Si cette numérisation bénéficie évidemment à tous, elle comporte en soi des menaces pour nos libertés et notre indépendance à ne pas négliger. C’est avec une pleine conscience de ces avantages et de ces dangers que j’ai amendé le projet de rapport « Une Stratégie européenne pour les données ». Ce texte s’inscrit dans un ensemble législatif visant à définir les contours d’une stratégie numérique européenne (avec la gouvernance des données, le marché unique numérique, le Digital Market Act, le Digital Sevices Act etc.).

J’ai ainsi abordé les points suivants, qui m’apparaissent essentiels pour la liberté des citoyens européens, l’indépendance de nos Nations et la compétitivité de nos entreprises :

Respecter nos libertés

La mise en garde contre la surveillance de masse et la restriction de la liberté d’expression, par la protection des données à caractère personnel, est fondamentale. Un équilibre reste à trouver entre une nécessaire réglementation par les pouvoirs publics, c’est-à-dire un contrôle démocratique, d’un côté, et la liberté associée à la responsabilisation des individus d’un autre.

Protéger nos Nations

Le mise en place d’un cadre réglementaire commun à l’échelle européenne, issu d’une collaboration approfondie entre États membres, s’impose. La souveraineté et la gouvernance numériques européennes restent cependant clairement à définir : une « souveraineté ouverte », comme le veulent certains, n’a aucun sens ! D’autant plus que la question de l’extraterritorialité du droit américain reste entière1.

Soutenir nos entreprises

Les Startups, les PME et les ETI méritent un soutien appuyé. Elles constituent notre richesse de demain.

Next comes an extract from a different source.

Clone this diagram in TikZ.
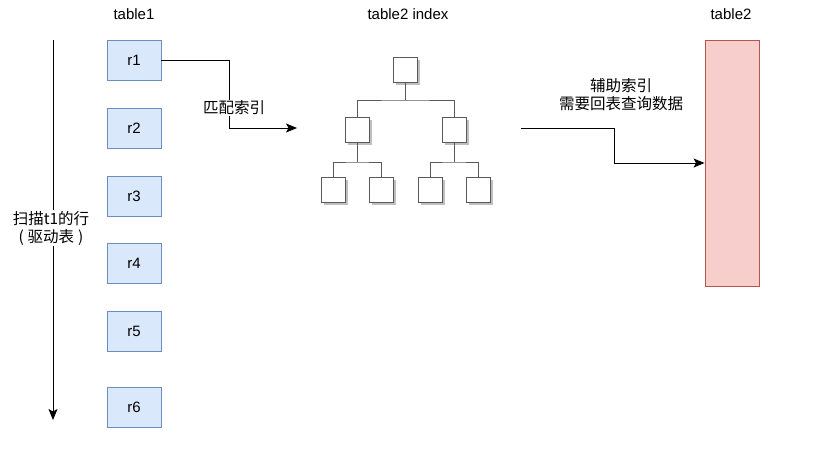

Tout un écosystème financier reste à construire : une clause de préférence nationale voire européenne dans les appels d’offre publics, des contreparties pour les entreprises ayant bénéficiées de fonds publics pour leur R&D, l’émergence de fonds structurels fléchés afin de permettre à ces entreprises de franchir des paliers, d’atteindre une taille critique et d’empêcher que des fonds d’investissement étrangers s’accaparent nos technologies et nous maintiennent dans la dépendance vis-à-vis de puissances extérieures.

Les objectifs de compétitivité visés doivent permettre l’émergence d’acteurs européens capables de concurrencer les GAFAM américains et les BATX chinois, en s’appuyant notamment sur une démarche éthique et durable : une conception plus vertueuse du numérique, en terme de confidentialité et de sécurité.

La pandémie du COVID-19 a évidemment accentué la numérisation de nos vies. Certains ont même théorisé, comme Klaus Schwab (Fondateur du Forum de Davos) dans son livre-programme « The Great Reset », un changement radical de nos sociétés, plus écologiques, plus inclusives, et encore plus numérisées. Il est temps de prendre conscience que le contrôle et la protection de nos données individuelles ont des conséquences collectives !

« Dire que votre droit à la vie privée importe peu car vous n’avez rien à cacher revient à dire que votre liberté d’expression importe peu, car vous n’avez rien à dire. Car même si vous n’utilisez pas vos droits aujourd’hui, d’autres en ont besoin. »

Edward Snowden

1L’arrêt Schrems II de la CJUE, qui invalide le Privacy Shield (des clauses contractuelles types qui permettaient un transfert facilité de données vers les États-Unis), oblige à repenser la réglementation encadrant les transferts de données personnelles. Malgré tout, l’architecture législative américaine qui constitue l’extraterritorialité de son droit continue à s’appliquer à nous et au reste du monde : Foreign Intelligence Surveillance Act (FISA), le Uniting and Strengthening America by Providing Appropriate Tools Required to Intercept and Obstruct Terrorism Act (USA PATRIOT Act) ou encore le Clarifying Lawful Overseas Use of Data Act (CLOUD Act).